◆ WHAT YOU WILL DO ◆
Repeat the material verbatim. Images are excluded from the copy.

## Begin

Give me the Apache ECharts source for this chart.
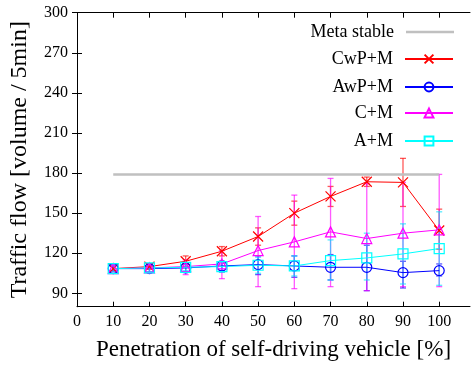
<!DOCTYPE html>
<html><head><meta charset="utf-8">
<script src="https://cdn.jsdelivr.net/npm/echarts@6/dist/echarts.min.js"></script>
<style>html,body{margin:0;padding:0;background:#fff}#c{width:471px;height:376px}</style>
</head><body><div id="c"></div>
<script>
var penetration = [10, 20, 30, 40, 50, 60, 70, 80, 90, 100];
var metaStable = [179, 179, 179, 179, 179, 179, 179, 179, 179, 179];
var cwp = [108.5, 110, 114, 121.5, 132.5, 150, 162.5, 173.5, 173, 137];
var cwpLow = [107, 108, 110, 118, 126, 141, 155, 170, 155, 123];
var cwpHigh = [110, 112, 118, 125, 139, 159, 170, 177, 191, 153];
var awp = [108.5, 108.5, 109, 110.5, 111.5, 110.5, 109.5, 109.5, 105.5, 107];
var awpLow = [106.5, 106, 106, 106, 104, 102, 100, 92, 94, 103];
var awpHigh = [110.5, 111, 112, 114, 118, 118, 119, 126, 114, 112];
var cm = [108.5, 109, 110, 112, 122, 128.5, 136, 131, 135, 137.5];
var cmLow = [106, 106, 104, 101, 95, 93.5, 95, 92, 95, 95];
var cmHigh = [111, 112, 115, 122, 147.5, 163.5, 176, 172, 173, 179];
var am = [108.5, 109, 109.5, 110, 111, 110.5, 114.5, 116.5, 119.5, 123.5];
var amLow = [106, 106, 107, 106, 105, 103, 100, 100, 97, 96];
var amHigh = [111, 111, 112, 114, 117, 118, 130, 135, 142, 151];
var xTicks = [0, 10, 20, 30, 40, 50, 60, 70, 80, 90, 100];
var yTicks = [90, 120, 150, 180, 210, 240, 270, 300];

var FONT = 'Liberation Serif';
function pairs(ys) { return penetration.map(function (x, i) { return [x, ys[i]]; }); }
function errData(lo, hi) { return penetration.map(function (x, i) { return [x, lo[i], hi[i]]; }); }
function errSeries(lo, hi, color) {
  return {
    type: 'custom', silent: true, z: 1,
    data: errData(lo, hi),
    encode: { x: 0, y: [1, 2] },
    renderItem: function (params, api) {
      var x = api.value(0);
      var a = api.coord([x, api.value(1)]);
      var b = api.coord([x, api.value(2)]);
      var w = 3;
      var st = { stroke: color, lineWidth: 1.3, opacity: 0.65 };
      return { type: 'group', children: [
        { type: 'line', shape: { x1: a[0], y1: a[1], x2: b[0], y2: b[1] }, style: st },
        { type: 'line', shape: { x1: a[0] - w, y1: a[1], x2: a[0] + w, y2: a[1] }, style: st },
        { type: 'line', shape: { x1: b[0] - w, y1: b[1], x2: b[0] + w, y2: b[1] }, style: st }
      ]};
    }
  };
}
function lineSeries(name, ys, color, symbol, size) {
  return {
    name: name, type: 'line', data: pairs(ys), z: 3,
    symbol: symbol, symbolSize: size, showSymbol: true,
    lineStyle: { color: color, width: 1 },
    itemStyle: { color: 'rgba(0,0,0,0)', borderColor: color, borderWidth: 1.2 },
    emphasis: { disabled: true }
  };
}
var crossPath = 'path://M0,0L10,10M10,0L0,10';
var legendTops = [23, 50, 78, 104, 132];
var names = ['Meta stable', 'CwP+M', 'AwP+M', 'C+M', 'A+M'];
var legends = names.map(function (n, i) {
  var base = {
    data: [n], right: 17, top: legendTops[i], align: 'right', orient: 'vertical',
    itemWidth: 48, itemHeight: 11, itemGap: 0, padding: 0, selectedMode: false,
    textStyle: { fontFamily: FONT, fontSize: 18, color: '#000', padding: [0, 7, 0, 0] }
  };
  if (i === 0) {
    base.icon = 'rect';
    base.itemHeight = 2.5;
    base.itemStyle = { color: '#c0c0c0', borderWidth: 0 };
  }
  return base;
});

var chart = echarts.init(document.getElementById('c'), null, { renderer: 'canvas' });
chart.setOption({
  animation: false,
  backgroundColor: '#fff',
  legend: legends,
  grid: { left: 74, right: 1, top: 12.7, bottom: 69.3, show: false },
  xAxis: [{
    type: 'value', min: 0, max: 108.5, position: 'bottom',
    name: 'Penetration of self-driving vehicle [%]', nameLocation: 'middle', nameGap: 32,
    nameTextStyle: { fontFamily: FONT, fontSize: 23, color: '#000' },
    axisLine: { lineStyle: { color: '#000', width: 1 } },
    axisTick: { inside: true, length: 5, customValues: xTicks, lineStyle: { color: '#000' } },
    axisLabel: { customValues: xTicks, fontFamily: FONT, fontSize: 16, color: '#000', margin: 7 },
    splitLine: { show: false }
  }, {
    type: 'value', min: 0, max: 108.5, position: 'top',
    axisLine: { lineStyle: { color: '#000', width: 1 } },
    axisTick: { inside: true, length: 5, customValues: xTicks, lineStyle: { color: '#000' } },
    axisLabel: { show: false }, splitLine: { show: false }
  }],
  yAxis: [{
    type: 'value', min: 80, max: 300, position: 'left',
    name: 'Traffic flow [volume / 5min]', nameLocation: 'middle', nameGap: 45, nameRotate: 90,
    nameTextStyle: { fontFamily: FONT, fontSize: 24, color: '#000' },
    axisLine: { show: true, lineStyle: { color: '#000', width: 1 } },
    axisTick: { show: true, inside: true, length: 5, customValues: yTicks, lineStyle: { color: '#000' } },
    axisLabel: { customValues: yTicks, fontFamily: FONT, fontSize: 16, color: '#000', margin: 9 },
    splitLine: { show: false }
  }, {
    type: 'value', min: 80, max: 300, position: 'right',
    axisLine: { show: true, lineStyle: { color: '#000', width: 1 } },
    axisTick: { show: true, inside: true, length: 5, customValues: yTicks, lineStyle: { color: '#000' } },
    axisLabel: { show: false }, splitLine: { show: false }
  }],
  series: [
    { name: 'Meta stable', type: 'line', data: pairs(metaStable), z: 2, showSymbol: false, symbol: 'none',
      lineStyle: { color: '#c0c0c0', width: 2.5 }, itemStyle: { color: '#c0c0c0' } },
    errSeries(cwpLow, cwpHigh, '#ff0000'),
    errSeries(awpLow, awpHigh, '#0000ff'),
    errSeries(cmLow, cmHigh, '#ff00ff'),
    errSeries(amLow, amHigh, '#00e0ff'),
    lineSeries('CwP+M', cwp, '#ff0000', crossPath, 10),
    lineSeries('AwP+M', awp, '#0000ff', 'circle', 10),
    lineSeries('C+M', cm, '#ff00ff', 'triangle', 10),
    lineSeries('A+M', am, '#00ffff', 'rect', 10)
  ]
});
</script></body></html>
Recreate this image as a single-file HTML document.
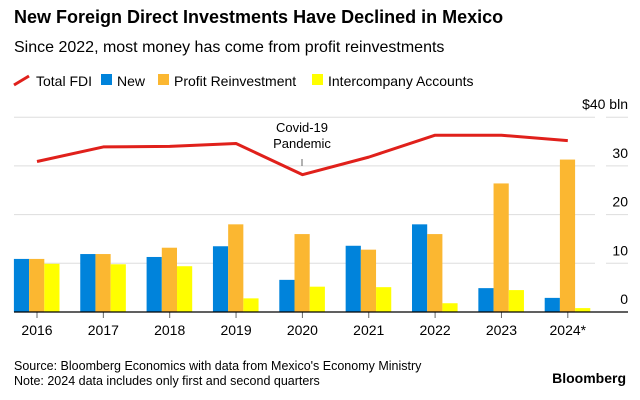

## End

◆ TASK OUTPUT ◆
Give me the Apache ECharts source for this chart.
<!DOCTYPE html>
<html><head><meta charset="utf-8">
<script src="https://cdn.jsdelivr.net/npm/echarts@6/dist/echarts.min.js"></script>
<style>html,body{margin:0;padding:0;background:#fff}#c{width:471px;height:376px}</style>
</head><body><div id="c"></div>
<script>
var penetration = [10, 20, 30, 40, 50, 60, 70, 80, 90, 100];
var metaStable = [179, 179, 179, 179, 179, 179, 179, 179, 179, 179];
var cwp = [108.5, 110, 114, 121.5, 132.5, 150, 162.5, 173.5, 173, 137];
var cwpLow = [107, 108, 110, 118, 126, 141, 155, 170, 155, 123];
var cwpHigh = [110, 112, 118, 125, 139, 159, 170, 177, 191, 153];
var awp = [108.5, 108.5, 109, 110.5, 111.5, 110.5, 109.5, 109.5, 105.5, 107];
var awpLow = [106.5, 106, 106, 106, 104, 102, 100, 92, 94, 103];
var awpHigh = [110.5, 111, 112, 114, 118, 118, 119, 126, 114, 112];
var cm = [108.5, 109, 110, 112, 122, 128.5, 136, 131, 135, 137.5];
var cmLow = [106, 106, 104, 101, 95, 93.5, 95, 92, 95, 95];
var cmHigh = [111, 112, 115, 122, 147.5, 163.5, 176, 172, 173, 179];
var am = [108.5, 109, 109.5, 110, 111, 110.5, 114.5, 116.5, 119.5, 123.5];
var amLow = [106, 106, 107, 106, 105, 103, 100, 100, 97, 96];
var amHigh = [111, 111, 112, 114, 117, 118, 130, 135, 142, 151];
var xTicks = [0, 10, 20, 30, 40, 50, 60, 70, 80, 90, 100];
var yTicks = [90, 120, 150, 180, 210, 240, 270, 300];

var FONT = 'Liberation Serif';
function pairs(ys) { return penetration.map(function (x, i) { return [x, ys[i]]; }); }
function errData(lo, hi) { return penetration.map(function (x, i) { return [x, lo[i], hi[i]]; }); }
function errSeries(lo, hi, color) {
  return {
    type: 'custom', silent: true, z: 1,
    data: errData(lo, hi),
    encode: { x: 0, y: [1, 2] },
    renderItem: function (params, api) {
      var x = api.value(0);
      var a = api.coord([x, api.value(1)]);
      var b = api.coord([x, api.value(2)]);
      var w = 3;
      var st = { stroke: color, lineWidth: 1.3, opacity: 0.65 };
      return { type: 'group', children: [
        { type: 'line', shape: { x1: a[0], y1: a[1], x2: b[0], y2: b[1] }, style: st },
        { type: 'line', shape: { x1: a[0] - w, y1: a[1], x2: a[0] + w, y2: a[1] }, style: st },
        { type: 'line', shape: { x1: b[0] - w, y1: b[1], x2: b[0] + w, y2: b[1] }, style: st }
      ]};
    }
  };
}
function lineSeries(name, ys, color, symbol, size) {
  return {
    name: name, type: 'line', data: pairs(ys), z: 3,
    symbol: symbol, symbolSize: size, showSymbol: true,
    lineStyle: { color: color, width: 1 },
    itemStyle: { color: 'rgba(0,0,0,0)', borderColor: color, borderWidth: 1.2 },
    emphasis: { disabled: true }
  };
}
var crossPath = 'path://M0,0L10,10M10,0L0,10';
var legendTops = [23, 50, 78, 104, 132];
var names = ['Meta stable', 'CwP+M', 'AwP+M', 'C+M', 'A+M'];
var legends = names.map(function (n, i) {
  var base = {
    data: [n], right: 17, top: legendTops[i], align: 'right', orient: 'vertical',
    itemWidth: 48, itemHeight: 11, itemGap: 0, padding: 0, selectedMode: false,
    textStyle: { fontFamily: FONT, fontSize: 18, color: '#000', padding: [0, 7, 0, 0] }
  };
  if (i === 0) {
    base.icon = 'rect';
    base.itemHeight = 2.5;
    base.itemStyle = { color: '#c0c0c0', borderWidth: 0 };
  }
  return base;
});

var chart = echarts.init(document.getElementById('c'), null, { renderer: 'canvas' });
chart.setOption({
  animation: false,
  backgroundColor: '#fff',
  legend: legends,
  grid: { left: 74, right: 1, top: 12.7, bottom: 69.3, show: false },
  xAxis: [{
    type: 'value', min: 0, max: 108.5, position: 'bottom',
    name: 'Penetration of self-driving vehicle [%]', nameLocation: 'middle', nameGap: 32,
    nameTextStyle: { fontFamily: FONT, fontSize: 23, color: '#000' },
    axisLine: { lineStyle: { color: '#000', width: 1 } },
    axisTick: { inside: true, length: 5, customValues: xTicks, lineStyle: { color: '#000' } },
    axisLabel: { customValues: xTicks, fontFamily: FONT, fontSize: 16, color: '#000', margin: 7 },
    splitLine: { show: false }
  }, {
    type: 'value', min: 0, max: 108.5, position: 'top',
    axisLine: { lineStyle: { color: '#000', width: 1 } },
    axisTick: { inside: true, length: 5, customValues: xTicks, lineStyle: { color: '#000' } },
    axisLabel: { show: false }, splitLine: { show: false }
  }],
  yAxis: [{
    type: 'value', min: 80, max: 300, position: 'left',
    name: 'Traffic flow [volume / 5min]', nameLocation: 'middle', nameGap: 45, nameRotate: 90,
    nameTextStyle: { fontFamily: FONT, fontSize: 24, color: '#000' },
    axisLine: { show: true, lineStyle: { color: '#000', width: 1 } },
    axisTick: { show: true, inside: true, length: 5, customValues: yTicks, lineStyle: { color: '#000' } },
    axisLabel: { customValues: yTicks, fontFamily: FONT, fontSize: 16, color: '#000', margin: 9 },
    splitLine: { show: false }
  }, {
    type: 'value', min: 80, max: 300, position: 'right',
    axisLine: { show: true, lineStyle: { color: '#000', width: 1 } },
    axisTick: { show: true, inside: true, length: 5, customValues: yTicks, lineStyle: { color: '#000' } },
    axisLabel: { show: false }, splitLine: { show: false }
  }],
  series: [
    { name: 'Meta stable', type: 'line', data: pairs(metaStable), z: 2, showSymbol: false, symbol: 'none',
      lineStyle: { color: '#c0c0c0', width: 2.5 }, itemStyle: { color: '#c0c0c0' } },
    errSeries(cwpLow, cwpHigh, '#ff0000'),
    errSeries(awpLow, awpHigh, '#0000ff'),
    errSeries(cmLow, cmHigh, '#ff00ff'),
    errSeries(amLow, amHigh, '#00e0ff'),
    lineSeries('CwP+M', cwp, '#ff0000', crossPath, 10),
    lineSeries('AwP+M', awp, '#0000ff', 'circle', 10),
    lineSeries('C+M', cm, '#ff00ff', 'triangle', 10),
    lineSeries('A+M', am, '#00ffff', 'rect', 10)
  ]
});
</script></body></html>
Recreate this image as a single-file HTML document.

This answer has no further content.